» Instruction: Do not copy the pictures; transcribe all other material exactly.

···

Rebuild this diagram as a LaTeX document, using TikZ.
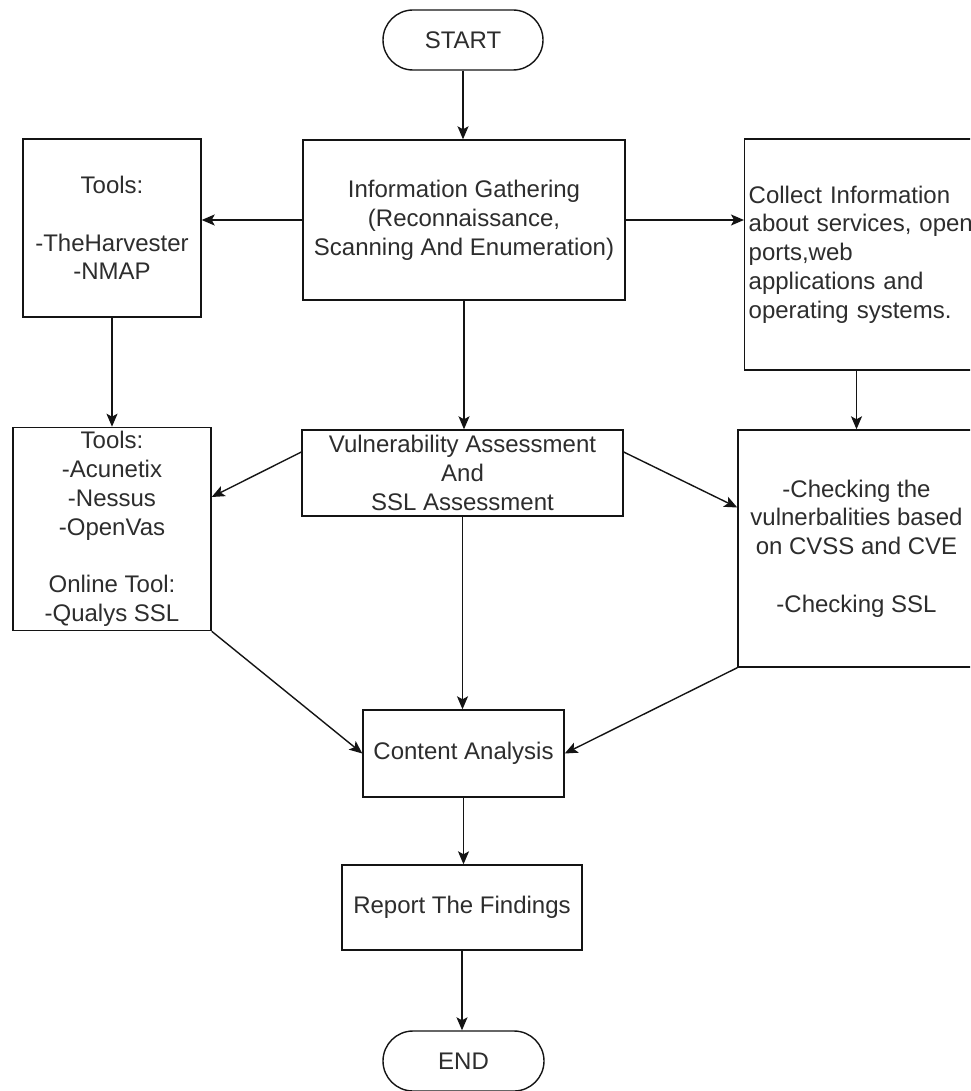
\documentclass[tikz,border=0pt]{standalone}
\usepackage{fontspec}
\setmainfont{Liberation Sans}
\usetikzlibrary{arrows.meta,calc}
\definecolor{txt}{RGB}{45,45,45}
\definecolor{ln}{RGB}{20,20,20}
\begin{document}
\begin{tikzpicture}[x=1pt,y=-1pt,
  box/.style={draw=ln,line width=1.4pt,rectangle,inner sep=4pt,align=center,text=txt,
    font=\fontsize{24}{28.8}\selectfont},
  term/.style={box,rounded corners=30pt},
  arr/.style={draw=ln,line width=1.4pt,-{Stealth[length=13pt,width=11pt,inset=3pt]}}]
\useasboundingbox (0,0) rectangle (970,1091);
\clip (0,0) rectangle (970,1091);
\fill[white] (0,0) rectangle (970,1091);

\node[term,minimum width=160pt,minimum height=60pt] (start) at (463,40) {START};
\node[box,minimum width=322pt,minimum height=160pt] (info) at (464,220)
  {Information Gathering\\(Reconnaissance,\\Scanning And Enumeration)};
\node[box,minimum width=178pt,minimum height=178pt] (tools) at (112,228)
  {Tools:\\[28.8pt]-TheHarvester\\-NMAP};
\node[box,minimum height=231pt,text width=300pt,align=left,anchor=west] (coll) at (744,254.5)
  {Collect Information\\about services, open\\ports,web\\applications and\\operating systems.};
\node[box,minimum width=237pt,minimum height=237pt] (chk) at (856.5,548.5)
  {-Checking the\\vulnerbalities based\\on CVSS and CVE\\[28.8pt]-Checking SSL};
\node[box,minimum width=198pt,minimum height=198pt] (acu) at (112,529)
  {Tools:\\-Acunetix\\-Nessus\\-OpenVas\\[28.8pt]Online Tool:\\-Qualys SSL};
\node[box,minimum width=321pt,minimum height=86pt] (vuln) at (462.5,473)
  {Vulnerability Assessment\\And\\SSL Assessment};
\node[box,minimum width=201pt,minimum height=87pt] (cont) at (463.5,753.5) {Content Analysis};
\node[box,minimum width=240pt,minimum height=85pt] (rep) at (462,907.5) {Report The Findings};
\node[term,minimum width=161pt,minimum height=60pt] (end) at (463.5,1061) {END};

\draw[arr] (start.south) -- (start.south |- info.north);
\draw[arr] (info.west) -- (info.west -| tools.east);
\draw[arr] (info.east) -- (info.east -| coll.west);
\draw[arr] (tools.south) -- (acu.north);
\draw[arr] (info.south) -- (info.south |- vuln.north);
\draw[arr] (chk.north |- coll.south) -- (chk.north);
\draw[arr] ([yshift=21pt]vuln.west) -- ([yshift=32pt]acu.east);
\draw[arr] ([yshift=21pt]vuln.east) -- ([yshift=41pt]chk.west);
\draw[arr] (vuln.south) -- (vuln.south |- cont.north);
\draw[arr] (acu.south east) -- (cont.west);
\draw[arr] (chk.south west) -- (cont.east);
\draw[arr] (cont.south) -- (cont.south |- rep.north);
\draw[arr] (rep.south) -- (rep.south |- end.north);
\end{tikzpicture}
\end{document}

···

» Task output:
Rebuild this diagram as a LaTeX document, using TikZ.
\documentclass[tikz,border=0pt]{standalone}
\usepackage{fontspec}
\setmainfont{Liberation Sans}
\usetikzlibrary{arrows.meta,calc}
\definecolor{txt}{RGB}{45,45,45}
\definecolor{ln}{RGB}{20,20,20}
\begin{document}
\begin{tikzpicture}[x=1pt,y=-1pt,
  box/.style={draw=ln,line width=1.4pt,rectangle,inner sep=4pt,align=center,text=txt,
    font=\fontsize{24}{28.8}\selectfont},
  term/.style={box,rounded corners=30pt},
  arr/.style={draw=ln,line width=1.4pt,-{Stealth[length=13pt,width=11pt,inset=3pt]}}]
\useasboundingbox (0,0) rectangle (970,1091);
\clip (0,0) rectangle (970,1091);
\fill[white] (0,0) rectangle (970,1091);

\node[term,minimum width=160pt,minimum height=60pt] (start) at (463,40) {START};
\node[box,minimum width=322pt,minimum height=160pt] (info) at (464,220)
  {Information Gathering\\(Reconnaissance,\\Scanning And Enumeration)};
\node[box,minimum width=178pt,minimum height=178pt] (tools) at (112,228)
  {Tools:\\[28.8pt]-TheHarvester\\-NMAP};
\node[box,minimum height=231pt,text width=300pt,align=left,anchor=west] (coll) at (744,254.5)
  {Collect Information\\about services, open\\ports,web\\applications and\\operating systems.};
\node[box,minimum width=237pt,minimum height=237pt] (chk) at (856.5,548.5)
  {-Checking the\\vulnerbalities based\\on CVSS and CVE\\[28.8pt]-Checking SSL};
\node[box,minimum width=198pt,minimum height=198pt] (acu) at (112,529)
  {Tools:\\-Acunetix\\-Nessus\\-OpenVas\\[28.8pt]Online Tool:\\-Qualys SSL};
\node[box,minimum width=321pt,minimum height=86pt] (vuln) at (462.5,473)
  {Vulnerability Assessment\\And\\SSL Assessment};
\node[box,minimum width=201pt,minimum height=87pt] (cont) at (463.5,753.5) {Content Analysis};
\node[box,minimum width=240pt,minimum height=85pt] (rep) at (462,907.5) {Report The Findings};
\node[term,minimum width=161pt,minimum height=60pt] (end) at (463.5,1061) {END};

\draw[arr] (start.south) -- (start.south |- info.north);
\draw[arr] (info.west) -- (info.west -| tools.east);
\draw[arr] (info.east) -- (info.east -| coll.west);
\draw[arr] (tools.south) -- (acu.north);
\draw[arr] (info.south) -- (info.south |- vuln.north);
\draw[arr] (chk.north |- coll.south) -- (chk.north);
\draw[arr] ([yshift=21pt]vuln.west) -- ([yshift=32pt]acu.east);
\draw[arr] ([yshift=21pt]vuln.east) -- ([yshift=41pt]chk.west);
\draw[arr] (vuln.south) -- (vuln.south |- cont.north);
\draw[arr] (acu.south east) -- (cont.west);
\draw[arr] (chk.south west) -- (cont.east);
\draw[arr] (cont.south) -- (cont.south |- rep.north);
\draw[arr] (rep.south) -- (rep.south |- end.north);
\end{tikzpicture}
\end{document}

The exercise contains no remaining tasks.